Thanks for this. I've been feeling the same lately. Thank you for spelling it out for me.
Beth
Oh Prais God Steff! I have so gone throught this this last month. I have for the most part given up computer and Relized that I so have a heart for missions but nowis not the time. May God bless you for your honesty and give you peace to let go of the other stuff for right now.I love you my sister, Jenny
I've been feeling the EXACT same way lately. In fact, I just read a chapter in The Power of Praying Wife book and it was about priorities. It convicted me more about what I am currently feeling. It seems all too hard to make myself stop & have a moment with Annerson during the day. That's where I'm really struggling. I spend lots of time with her but it's not always quality time.

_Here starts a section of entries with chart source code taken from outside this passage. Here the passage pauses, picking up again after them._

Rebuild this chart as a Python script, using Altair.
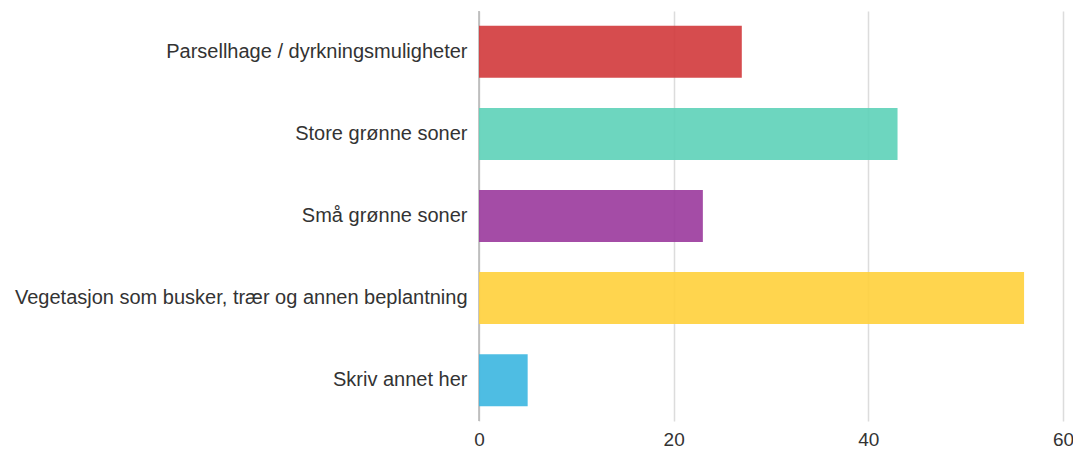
import altair as alt
import pandas as pd

categories = [
    "Parsellhage / dyrkningsmuligheter",
    "Store grønne soner",
    "Små grønne soner",
    "Vegetasjon som busker, trær og annen beplantning",
    "Skriv annet her",
]
values = [27, 43, 23, 56, 5]
colors = ["#d2383b", "#5dd1b8", "#9a389c", "#ffd03b", "#3bb6e0"]
x_ticks = [0, 20, 40, 60]

df = pd.DataFrame({"kategori": categories, "antall": values})

FONT = "Liberation Sans, Arial, sans-serif"

bars = alt.Chart(df).mark_bar(opacity=0.9).encode(
    y=alt.Y(
        "kategori:N",
        sort=categories,
        title=None,
        scale=alt.Scale(paddingInner=0.366, paddingOuter=0.18),
        axis=alt.Axis(
            domain=False, ticks=False, labelPadding=12, labelFontSize=20,
            labelFont=FONT, labelColor="#333333", labelLimit=600, grid=False,
        ),
    ),
    x=alt.X(
        "antall:Q",
        title=None,
        scale=alt.Scale(domain=[0, 60], nice=False),
        axis=alt.Axis(
            values=x_ticks, domain=False, ticks=False, labelPadding=9,
            labelFontSize=19, labelFont=FONT, labelColor="#333333",
            labelFlush=False, labelOverlap=False,
            grid=True, gridColor="#dcdcdc", gridWidth=1.5,
        ),
    ),
    color=alt.Color(
        "kategori:N",
        scale=alt.Scale(domain=categories, range=colors),
        legend=None,
    ),
)

zero = alt.Chart(pd.DataFrame({"x": [0]})).mark_rule(
    color="#b5b5b5", strokeWidth=1.5
).encode(x="x:Q")

chart = alt.layer(zero, bars).properties(
    width=584,
    height=410,
    autosize=alt.AutoSizeParams(type="none"),
    padding={"left": 471, "top": 3, "right": 10, "bottom": 32},
).configure_view(stroke=None)

chart.save("out.html", embed_options={"renderer": "svg", "actions": False})
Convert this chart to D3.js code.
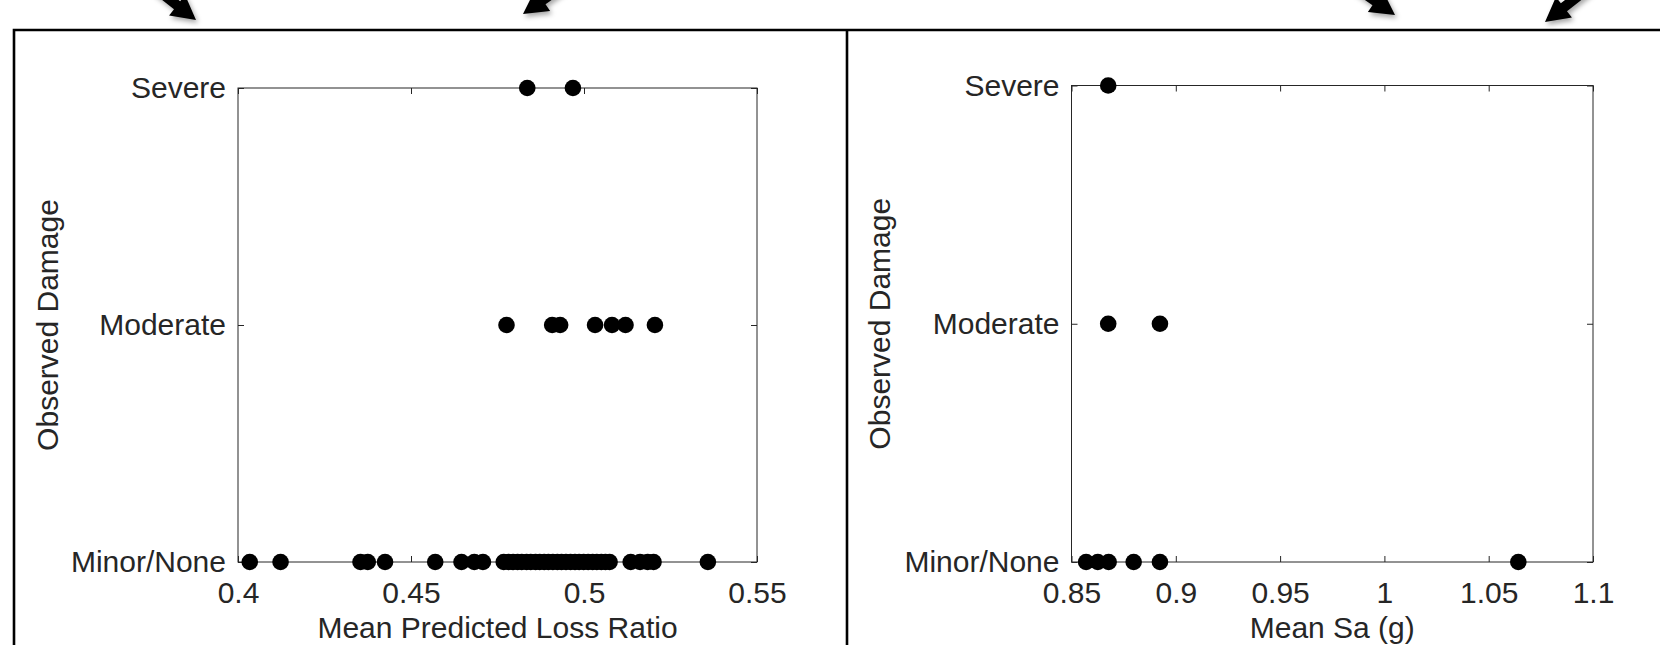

Sometimes I wish I could get rid of this stupid computer b/c it is such a distraction for me. Even though I don't believe in having tv, I might as well b/c this computer is pretty darn close in my opinion. And if it's not the comp then it's dishes & laundry (thanks to you I'm a laundry nazi!). I can't imagine where you're at though with so many children. I just can't.
I need to be a better mom, too. I'm not going to try to make you feel better or tell you that you aren't a good mom b/c I know that's not what you are looking for in this post. So...thanks for being honest with where you are. Admitting is the first step. Thanks for reminding me to work on being a better mom along with you!
Loving your honesty and understanding your heart! I am there in the trenches with you. Thanks for the reminder.
Love this post. We have all been there. What you say is so true... but you definitely aren't a "bad" mother, because a bad mother wouldn't care and wouldn't strive to be better. You are a great mother who happens to be one of God's imperfect children. Good luck on your journey. :)
Steff I can only imagine the mother you are, you are so cool, Godly, quirky and honest. I think you are awesome. We all get ahead of ourselves and strive to do more and be more until we realize what we have sitting in our homes:hubby,kids and home are exactly what God wants us to minister to right this moment. I went through this very hard lesson last spring wanting to do something big that the Lord did not want me to do...he wants me right where I am and my day will come when i can minister outside of these 4 walls. I know how you are feeling..it is hard.
I know...i feel the same way. My heart for adoption is getting the best of me and since my husband does not feel the same way, it gets me mad. I need to just let it go and try to be better at what I have going now.
Take one day at a time for today has enough worries of its own. Tomorrow is another day and His mercy is new every morning. So let it be for yourself and your kids.
Sometimes I believe we are called to be right where we are. We don't feel like we are doing "enough" JUST staying at home with our children. But God says if He can trust us with something little, He will bless us with more. The something "little" is not measured in God's eyes the same way it is measured in our eyes. Put your Jesus filter on, Steff. Know that you are dearly loved by THE Father and by so many friends and family!
Be honest with yourself and your kids. Take a break--get them out of the house. You have taken on so much in the last year. Two new toddlers, severe illness and homeschooling! Plus Adam's dreams coming to fruition. Ask for help.
He is mighty and it is only the world... xoxoxoxoxoxoxox
I am so there with you. really.
What an awesome and honest post. I think if we were all so honest we would have to admit we feel the exact same way.
oh man, the Bible says to 'examine ourselves'..it's always painful for me! :)it's true, we've all been there, thanks for my reminder to 'examine'..darci
hit the right place...
logistics are huge...
so hard to be nice sometimes...to remember thier sweet little faces and hearts and how very important I am to them
mercy... grace... needed from God to help me.
only from Him can i be this person He wants me to be and my fam needs me to be.